··· Dataset entries

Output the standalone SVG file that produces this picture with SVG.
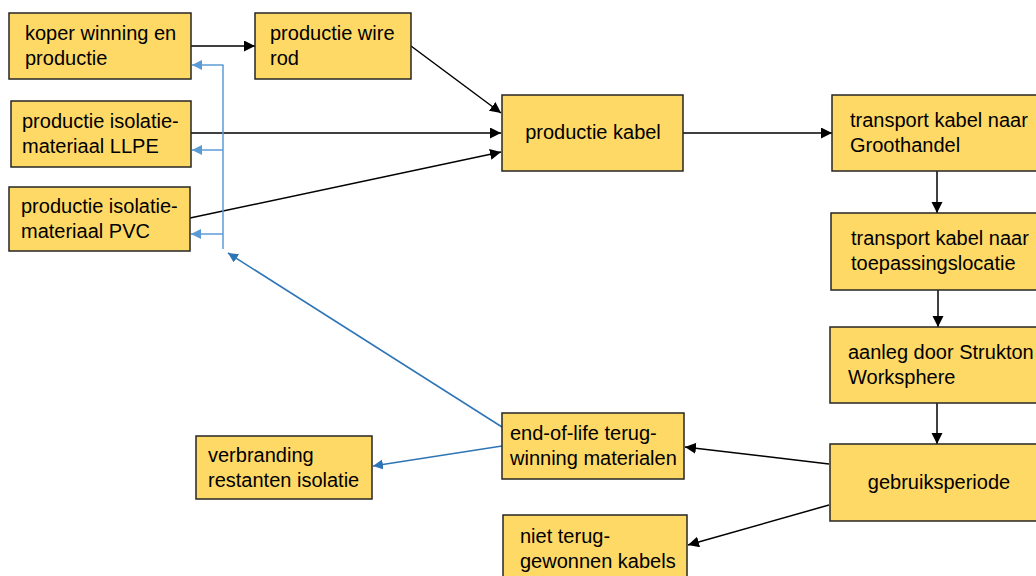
<svg xmlns="http://www.w3.org/2000/svg" width="1036" height="576" viewBox="0 0 1036 576">
<style>
.box{fill:#FFD966;stroke:#262626;stroke-width:1.5}
.t{font-family:"Liberation Sans",Arial,sans-serif;font-size:20px;fill:#000}
.c{text-anchor:middle}
.k{stroke:#000;stroke-width:1.5;fill:none}
.lb{stroke:#5B9BD5;stroke-width:1.5;fill:none}
.db{stroke:#2E75B6;stroke-width:1.5;fill:none}
</style>
<defs>
<marker id="ak" markerUnits="userSpaceOnUse" markerWidth="12" markerHeight="12" refX="11" refY="5.5" orient="auto"><path d="M0,0 L11,5.5 L0,11 z" fill="#000"/></marker>
<marker id="alb" markerUnits="userSpaceOnUse" markerWidth="12" markerHeight="12" refX="10" refY="5" orient="auto"><path d="M0,0 L10,5 L0,10 z" fill="#5B9BD5"/></marker>
<marker id="adb" markerUnits="userSpaceOnUse" markerWidth="12" markerHeight="12" refX="10" refY="5" orient="auto"><path d="M0,0 L10,5 L0,10 z" fill="#2E75B6"/></marker>
</defs>
<rect width="1036" height="576" fill="#fff"/>
<g id="connectors">
<line class="k" x1="191" y1="46" x2="255" y2="46" marker-end="url(#ak)"/>
<line class="k" x1="411" y1="46" x2="501" y2="113" marker-end="url(#ak)"/>
<line class="k" x1="191" y1="133" x2="501" y2="133" marker-end="url(#ak)"/>
<line class="k" x1="190" y1="218" x2="501" y2="152" marker-end="url(#ak)"/>
<line class="k" x1="683" y1="133" x2="832" y2="133" marker-end="url(#ak)"/>
<line class="k" x1="937" y1="171" x2="937" y2="213" marker-end="url(#ak)"/>
<line class="k" x1="938" y1="290" x2="938" y2="327" marker-end="url(#ak)"/>
<line class="k" x1="937" y1="403" x2="937" y2="444" marker-end="url(#ak)"/>
<line class="k" x1="829" y1="464" x2="685" y2="447" marker-end="url(#ak)"/>
<line class="k" x1="829" y1="505" x2="688" y2="545" marker-end="url(#ak)"/>
<line class="lb" x1="223" y1="65" x2="223" y2="249"/>
<line class="lb" x1="223.5" y1="65" x2="192" y2="65" marker-end="url(#alb)"/>
<line class="lb" x1="223" y1="150" x2="192" y2="150" marker-end="url(#alb)"/>
<line class="lb" x1="223" y1="234" x2="191" y2="234" marker-end="url(#alb)"/>
<line class="db" x1="502" y1="427" x2="228" y2="253" marker-end="url(#adb)"/>
<line class="db" x1="502" y1="446" x2="373" y2="466" marker-end="url(#adb)"/>
</g>
<g id="n1"><rect class="box" x="9" y="13" width="182" height="66"/><text class="t" x="25" y="40">koper winning en</text><text class="t" x="25" y="65">productie</text></g>
<g id="n2"><rect class="box" x="255" y="13" width="156" height="66"/><text class="t" x="270" y="40">productie wire</text><text class="t" x="270" y="65">rod</text></g>
<g id="n3"><rect class="box" x="11" y="101" width="180" height="66"/><text class="t" x="22" y="128">productie isolatie-</text><text class="t" x="22" y="153">materiaal LLPE</text></g>
<g id="n4"><rect class="box" x="9" y="187" width="181" height="64"/><text class="t" x="21" y="213">productie isolatie-</text><text class="t" x="21" y="238">materiaal PVC</text></g>
<g id="n5"><rect class="box" x="502" y="95" width="181" height="76"/><text class="t c" x="593" y="139">productie kabel</text></g>
<g id="n6"><rect class="box" x="832" y="95" width="210" height="76"/><text class="t" x="850" y="127">transport kabel naar</text><text class="t" x="850" y="152">Groothandel</text></g>
<g id="n7"><rect class="box" x="831" y="213" width="211" height="77"/><text class="t" x="851" y="245">transport kabel naar</text><text class="t" x="851" y="270">toepassingslocatie</text></g>
<g id="n8"><rect class="box" x="830" y="327" width="212" height="76"/><text class="t" x="848" y="359">aanleg door Strukton</text><text class="t" x="848" y="384">Worksphere</text></g>
<g id="n9"><rect class="box" x="830" y="444" width="212" height="77"/><text class="t c" x="939" y="489">gebruiksperiode</text></g>
<g id="n10"><rect class="box" x="502" y="413" width="182" height="66"/><text class="t" x="510" y="440">end-of-life terug-</text><text class="t" x="510" y="465">winning materialen</text></g>
<g id="n11"><rect class="box" x="196" y="436" width="176" height="63"/><text class="t" x="208" y="462">verbranding</text><text class="t" x="208" y="487">restanten isolatie</text></g>
<g id="n12"><rect class="box" x="503" y="515" width="184" height="70"/><text class="t" x="520" y="543">niet terug-</text><text class="t" x="520" y="568">gewonnen kabels</text></g>
</svg>
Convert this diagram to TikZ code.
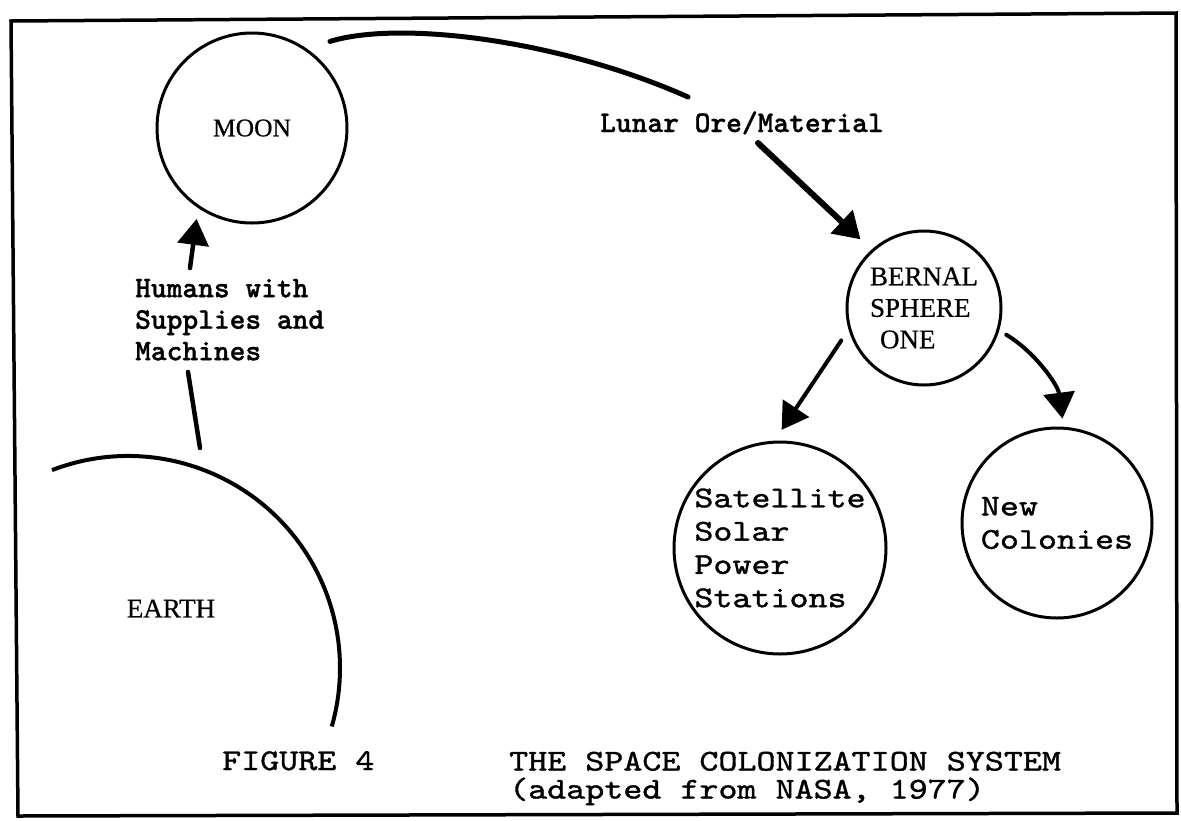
\documentclass[tikz,border=0pt]{standalone}
\usepackage{fontspec}
\setmainfont{Liberation Serif}[FakeBold=0.6]
\newfontfamily\typefont{lmmonolt10-bold.otf}[FakeBold=1]
\newfontfamily\courfont{lmmono10-regular.otf}[FakeStretch=1.2,FakeBold=1.2]
\usetikzlibrary{arrows.meta}
\tikzset{
  body/.style={circle, draw, line width=3pt, inner sep=0pt},
  serif/.style={font=\fontsize{27}{31.5}\selectfont},
  typed/.style={font=\typefont\fontsize{30}{31.5}\selectfont},
  cour/.style={font=\courfont\fontsize{30.2}{33.3}\selectfont},
  conn/.style={line width=4.5pt, line cap=round},
  bigarrow/.style={conn, -{Triangle[length=26pt,width=31pt]}},
  frame/.style={line width=3.5pt, line join=miter},
}
\begin{document}
\begin{tikzpicture}[x=1pt,y=-1pt]
\useasboundingbox[fill=white] (0,0) rectangle (1181,820);
% frame
\draw[frame] (11,21) -- (1176,13) -- (1177,813) -- (18,816) -- cycle;
% bodies
\node[body, minimum size=190pt, font=\fontsize{25.5}{30}\selectfont] (moon) at (252,128) {MOON};
\coordinate (earthc) at (128,668);
\draw[line width=4pt] (earthc) ++(111:212pt) arc[start angle=111,end angle=-16,radius=212pt];
\node[serif] (earth) at (171,608.5) {EARTH};
\node[body, minimum size=154pt, serif, align=left] (bernal) at (924,308) {BERNAL\\SPHERE\\\hspace*{10pt}ONE};
\node[body, minimum size=212pt, cour, align=left] (sat) at (780,548) {Satellite\\Solar\\Power\\Stations};
\node[body, minimum size=190pt, cour, align=left] (col) at (1057,523) {New\\Colonies};
% labels
\node[typed, align=left, anchor=north west, inner sep=0pt] (humans) at (135,278.7) {Humans with\\Supplies and\\Machines};
\node[typed, anchor=base west, inner sep=0pt] (ore) at (600,132) {Lunar Ore/Material};
% connector ends
\coordinate (h0) at (200,448);
\coordinate (h1) at (188,372);
\coordinate (h2) at (190,268);
\coordinate (orein) at (688,97);
\coordinate (oreout) at (758,143);
% connectors
\draw[conn] (h0) -- (h1);
\draw[bigarrow, shorten >=11pt] (h2) -- (moon.236);
\draw[line width=5pt, line cap=round] ([shift={(48:20pt)}]moon.48) .. controls (400,20) and (560,40) .. (orein);
\draw[bigarrow, line width=6pt, shorten >=15pt] (oreout) -- (bernal.132);
\draw[bigarrow, line width=4pt, shorten <=13pt, shorten >=13pt] (bernal.196) -- (sat.93);
\draw[bigarrow, line width=4pt] ([shift={(-18:8pt)}]bernal.-18) .. controls (1035,352) and (1058,385) .. ([shift={(87:8pt)}]col.87);
% captions
\node[cour, anchor=base west, inner sep=0pt] (fig) at (222,770) {FIGURE 4};
\node[font=\courfont\fontsize{30.2}{28}\selectfont, align=left, anchor=north west, inner sep=0pt] (title) at (509,751.5) {THE SPACE COLONIZATION SYSTEM\\(adapted from NASA, 1977)};
\end{tikzpicture}
\end{document}
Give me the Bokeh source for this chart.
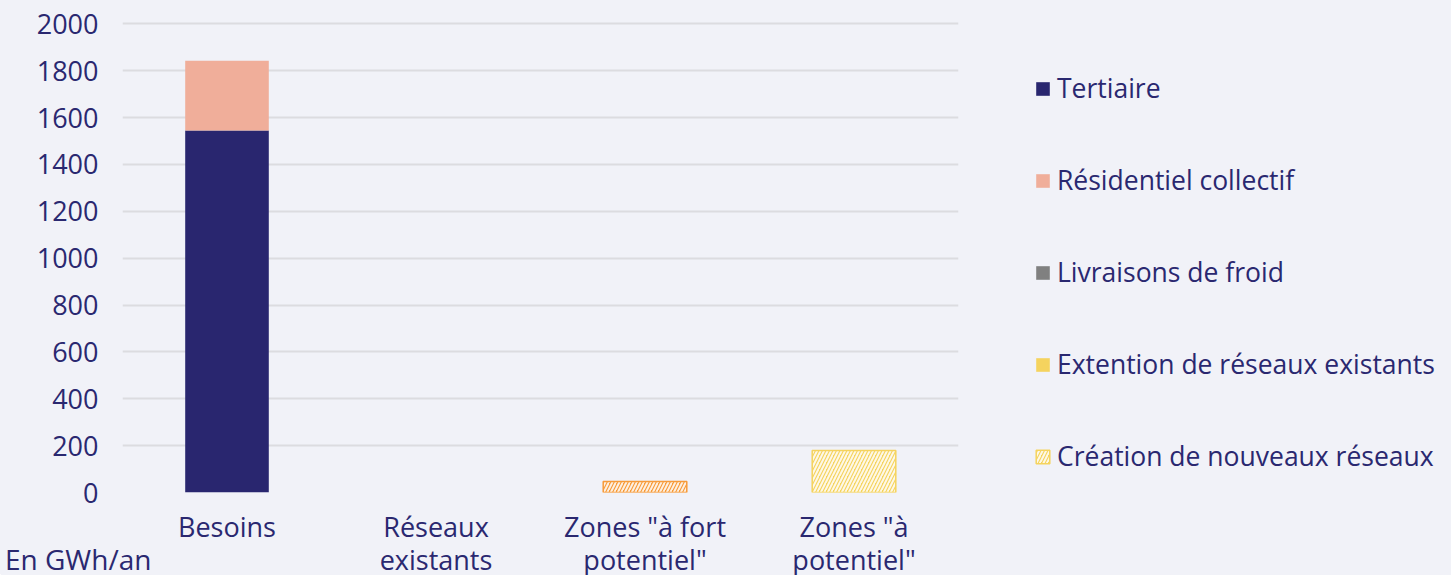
from bokeh.plotting import figure
from bokeh.models import ColumnDataSource, Legend, LegendItem, FactorRange, Range1d, Div
from bokeh.layouts import column
from bokeh.embed import file_html
from bokeh.resources import INLINE

categories = ["Besoins", "Réseaux\nexistants", "Zones \"à fort\npotentiel\"", "Zones \"à\npotentiel\""]
tertiaire = [1545, 0, 0, 0]
residentiel = [297, 0, 0, 0]
froid = [0, 0, 0, 0]
extension = [0, 0, 0, 0]
creation = [0, 0, 47, 179]
creation_colors = ["#F5D35E", "#F5D35E", "#F79B3A", "#F5D35E"]
series_names = ["Tertiaire", "Résidentiel collectif", "Livraisons de froid",
                "Extention de réseaux existants", "Création de nouveaux réseaux"]
series_colors = ["#29266F", "#F0AE9A", "#808080", "#F5D35E"]

TEXT = "#2A2870"
BG = "#F1F2F8"
FONT = "Open Sans"
FS = "27px"

base = [a + b + c + d for a, b, c, d in zip(tertiaire, residentiel, froid, extension)]
src = ColumnDataSource(dict(cat=categories, t=tertiaire, r=residentiel, f=froid, e=extension,
                            c=creation, base=base, top=[b + c for b, c in zip(base, creation)],
                            ccol=creation_colors,
                            calpha=[1.0 if v > 0 else 0.0 for v in creation]))

p = figure(x_range=FactorRange(*categories), y_range=Range1d(0, 2010),
           width=1443, frame_width=836, frame_height=471, output_backend="svg", toolbar_location=None,
           background_fill_color=BG, border_fill_color=BG,
           min_border_left=122, min_border_top=21, min_border_bottom=0, min_border_right=485)
p.outline_line_color = None

rs = p.vbar_stack(["t", "r", "f", "e"], x="cat", width=0.4, source=src,
                  color=series_colors, line_color=None)
rc = p.vbar(x="cat", bottom="base", top="top", width=0.4, source=src,
            fill_color="ccol", line_color="ccol", line_width=1.5, line_alpha="calpha",
            hatch_pattern="/", hatch_color="white", hatch_scale=7, hatch_weight=2, hatch_alpha=0.85)

items = [LegendItem(label=n, renderers=[r]) for n, r in zip(series_names[:4], rs)]
items.append(LegendItem(label=series_names[4], renderers=[rc], index=3))
legend = Legend(items=items, location=(76, 18), orientation="vertical",
                label_text_font=FONT, label_text_font_size="26.5px", label_text_color=TEXT,
                glyph_width=17, glyph_height=17, label_standoff=6,
                label_height=24, spacing=56, padding=0, margin=0,
                border_line_color=None, background_fill_alpha=0)
p.add_layout(legend, "right")

p.xgrid.grid_line_color = None
p.ygrid.grid_line_color = "#DCDCE0"
p.ygrid.grid_line_width = 2

p.yaxis.axis_line_color = None
p.yaxis.major_tick_line_color = None
p.yaxis.minor_tick_line_color = None
p.yaxis.major_label_text_font = FONT
p.yaxis.major_label_text_font_size = FS
p.yaxis.major_label_text_color = TEXT
p.yaxis.major_label_standoff = 18
p.yaxis.ticker = [0, 200, 400, 600, 800, 1000, 1200, 1400, 1600, 1800, 2000]

p.xaxis.axis_line_color = None
p.xaxis.major_tick_line_color = None
p.xaxis.major_label_text_font = FONT
p.xaxis.major_label_text_font_size = FS
p.xaxis.major_label_text_color = TEXT
p.xaxis.major_label_standoff = 9
p.xaxis.major_label_text_line_height = 0.9

note = Div(text="En GWh/an", margin=(-36, 0, 0, 5),
           styles={"font-family": FONT, "font-size": "28px", "color": TEXT, "line-height": "30px"})

layout = column(p, note, spacing=0, styles={"background-color": BG})
open("out.html", "w").write(file_html(layout, INLINE))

······

Exercise objective:
Make an exact copy of the lines from the one holding "Give me the Bokeh source for this chart." through the one holding "p.outline_line_color = None", end lines included, without the pictures.

Response to the exercise:
Give me the Bokeh source for this chart.
from bokeh.plotting import figure
from bokeh.models import ColumnDataSource, Legend, LegendItem, FactorRange, Range1d, Div
from bokeh.layouts import column
from bokeh.embed import file_html
from bokeh.resources import INLINE

categories = ["Besoins", "Réseaux\nexistants", "Zones \"à fort\npotentiel\"", "Zones \"à\npotentiel\""]
tertiaire = [1545, 0, 0, 0]
residentiel = [297, 0, 0, 0]
froid = [0, 0, 0, 0]
extension = [0, 0, 0, 0]
creation = [0, 0, 47, 179]
creation_colors = ["#F5D35E", "#F5D35E", "#F79B3A", "#F5D35E"]
series_names = ["Tertiaire", "Résidentiel collectif", "Livraisons de froid",
                "Extention de réseaux existants", "Création de nouveaux réseaux"]
series_colors = ["#29266F", "#F0AE9A", "#808080", "#F5D35E"]

TEXT = "#2A2870"
BG = "#F1F2F8"
FONT = "Open Sans"
FS = "27px"

base = [a + b + c + d for a, b, c, d in zip(tertiaire, residentiel, froid, extension)]
src = ColumnDataSource(dict(cat=categories, t=tertiaire, r=residentiel, f=froid, e=extension,
                            c=creation, base=base, top=[b + c for b, c in zip(base, creation)],
                            ccol=creation_colors,
                            calpha=[1.0 if v > 0 else 0.0 for v in creation]))

p = figure(x_range=FactorRange(*categories), y_range=Range1d(0, 2010),
           width=1443, frame_width=836, frame_height=471, output_backend="svg", toolbar_location=None,
           background_fill_color=BG, border_fill_color=BG,
           min_border_left=122, min_border_top=21, min_border_bottom=0, min_border_right=485)
p.outline_line_color = None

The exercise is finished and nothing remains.